Worried about Zika virus? While it’s not in Maryland yet, it is something for Marylanders to be aware of as the summer travel season approaches, according to Dr. Lisa Maragakis, senior director of infection prevention for The Johns Hopkins Health System.
Zika is a viral disease spread primarily by mosquitos, although it also has been shown to be sexually transmitted by men who are infected.
Symptoms include a rash, itchy eyes, and fever and can last several days to a week, according to the Centers for Disease Control and Prevention website. The main concern is for pregnant women and women actively trying to get pregnant because Zika can cause microcephaly, which is a serious birth defect of the brain, according to the CDC website.
“It’s not highly contagious person to person. It’s not like the concern of Ebola,” Maragakis says. “The virus itself is very mild. … 80 percent don’t even know they have it. … The real risk is the ever-increasing data that the virus itself causes devastating congenital abnormalities in babies of mothers who had the virus while pregnant.”
Here are a few things to be aware of about Zika:
- It is transmitted by two types of mosquito, the Aedes aegypti and the Aedes albopictus, neither of which are currently typical in Maryland, Maragakis says.
- At deadline, no cases of Zika had originated in the US. The only cases in the country were acquired in areas where there have been outbreaks, including northern South America, Central America, Puerto Rico, the U.S. Virgin Islands and the Caribbean. (For a full map see cdc.gov/zika.)

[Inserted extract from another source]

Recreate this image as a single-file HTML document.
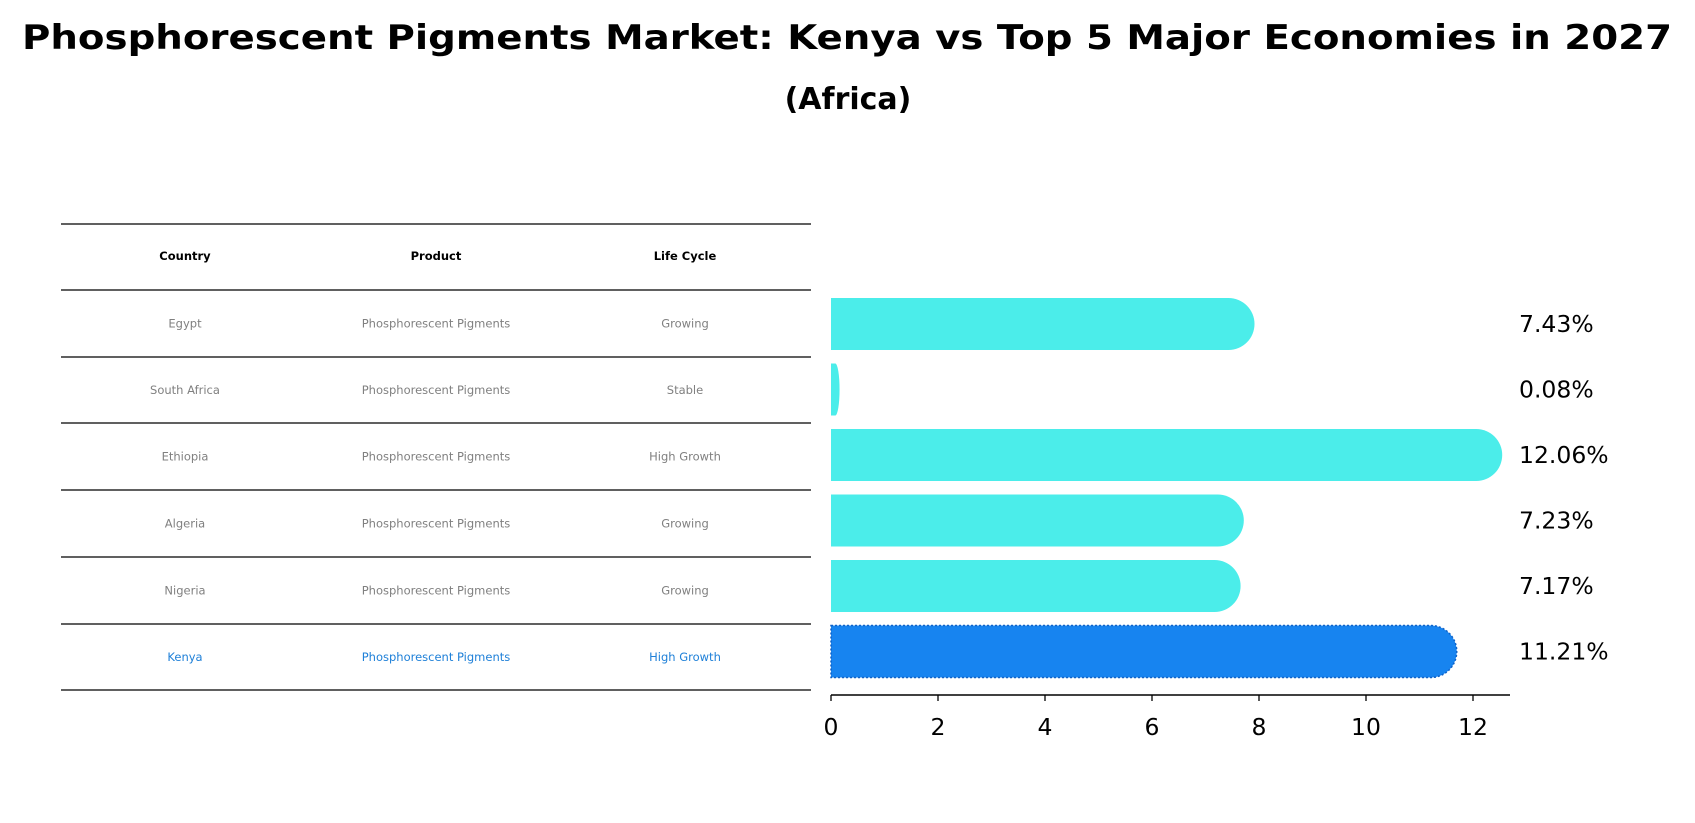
<!DOCTYPE html>
<html><head><meta charset="utf-8"><style>
html,body{margin:0;padding:0;background:#fff;}
svg{display:block;font-family:"DejaVu Sans","Liberation Sans",sans-serif;}
</style></head><body>
<svg id="chart" width="1695" height="823" viewBox="0 0 1695 823" xmlns="http://www.w3.org/2000/svg">
<text x="847" y="49" text-anchor="middle" font-size="34" font-weight="bold" textLength="1650" lengthAdjust="spacingAndGlyphs">Phosphorescent Pigments Market: Kenya vs Top 5 Major Economies in 2027</text>
<text x="848" y="109" text-anchor="middle" font-size="30" font-weight="bold">(Africa)</text>
<g id="table"></g>
<g id="bars"></g>
</svg>
<script>
const countries=["Egypt","South Africa","Ethiopia","Algeria","Nigeria","Kenya"];
const products=["Phosphorescent Pigments","Phosphorescent Pigments","Phosphorescent Pigments","Phosphorescent Pigments","Phosphorescent Pigments","Phosphorescent Pigments"];
const lifeCycles=["Growing","Stable","High Growth","Growing","Growing","High Growth"];
const growth=[7.43,0.08,12.06,7.23,7.17,11.21];
const valueLabels=["7.43%","0.08%","12.06%","7.23%","7.17%","11.21%"];
const xTicks=[0,2,4,6,8,10,12];

const NS="http://www.w3.org/2000/svg";
function mk(tag,attrs,parent){const e=document.createElementNS(NS,tag);for(const k in attrs)e.setAttribute(k,attrs[k]);parent.appendChild(e);return e;}
const tbl=document.getElementById('table');
const lineYs=[224,290,357,423,490,557,624,690];
const colX=[185,436,685];
lineYs.forEach((y,i)=>{const l=mk('line',{x1:61,x2:811,y1:y,y2:y,stroke:'#000','stroke-width':1.2},tbl);

});
["Country","Product","Life Cycle"].forEach((h,j)=>{const t=mk('text',{x:colX[j],y:260,'text-anchor':'middle','font-size':11.5,'font-weight':'bold'},tbl);t.textContent=h;

});
countries.forEach((c,i)=>{const y=(lineYs[i+1]+lineYs[i+2])/2+4;const col=i===countries.length-1?'#1f80d8':'#808080';
[c,products[i],lifeCycles[i]].forEach((v,j)=>{const t=mk('text',{x:colX[j],y:y,'text-anchor':'middle','font-size':11.5,fill:col},tbl);t.textContent=v;

});});

const g=document.getElementById('bars');
const x0=831,unit=53.5;
const xs=v=>x0+v*unit;
const rowY=i=>324+i*65.5;
const bh=52;
growth.forEach((v,i)=>{const cy=rowY(i);const isK=i===growth.length-1;
const fill=isK?'#1784F0':'#4BEDEA';
const w=xs(v)-x0;const r=Math.min(bh/2,w);
const p=mk('path',{d:`M${x0},${cy-bh/2} H${xs(v)} A${r},${bh/2} 0 0 1 ${xs(v)},${cy+bh/2} H${x0} Z`,fill:fill},g);
if(isK){p.setAttribute('stroke','#0f62c8');p.setAttribute('stroke-dasharray','2,2');p.setAttribute('stroke-width','1.5');}


const t=mk('text',{x:1519,y:cy+8,'font-size':23.5},g);t.textContent=valueLabels[i];

});
const ax=mk('line',{x1:x0,x2:1510,y1:695,y2:695,stroke:'#000','stroke-width':1.5},g);


xTicks.forEach(v=>{const tk=mk('line',{x1:xs(v),x2:xs(v),y1:695,y2:701,stroke:'#000','stroke-width':1.3},g);


const t=mk('text',{x:xs(v),y:735,'text-anchor':'middle','font-size':23.5},g);t.textContent=v;

});
</script>
</body></html>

- Pregnant women or women attempting to get pregnant should consider delaying travel to affected regions.
- Men who have traveled to affected regions should take precautions to prevent transmitting the virus, especially to pregnant women or women attempting to get pregnant. It is unclear how long the infection lingers in the system and could last up to several weeks, Maragakis says.
- Pregnant women, those seeking to get pregnant and their partners who must travel to affected areas should take all measures to avoid mosquito bites, such as staying in urban areas, staying inside air conditioned buildings, wearing long sleeves and long pants, and using Environmental Protection Agency-registered insect repellent.
Maragakis points out that there has not been an outbreak of a mosquito-borne illness in the United States in long time. This country has a number of protections against widespread infection, including well-sealed buildings and air conditioning, which helps limit the number of mosquito bites and, in turn, helps prevent an outbreak.
Though Maryland is not likely to see an outbreak of Zika, Marragakis still recommends doing everything possible to prevent mosquitos, including eliminating standing water and preventing bites with proper clothing and insect repellents.
“I can’t say it would never come here, but we haven’t seen any and there will be ongoing surveillance,” she says. “It’s much more likely to be an issue for Marylanders traveling on spring break or traveling for the summer.”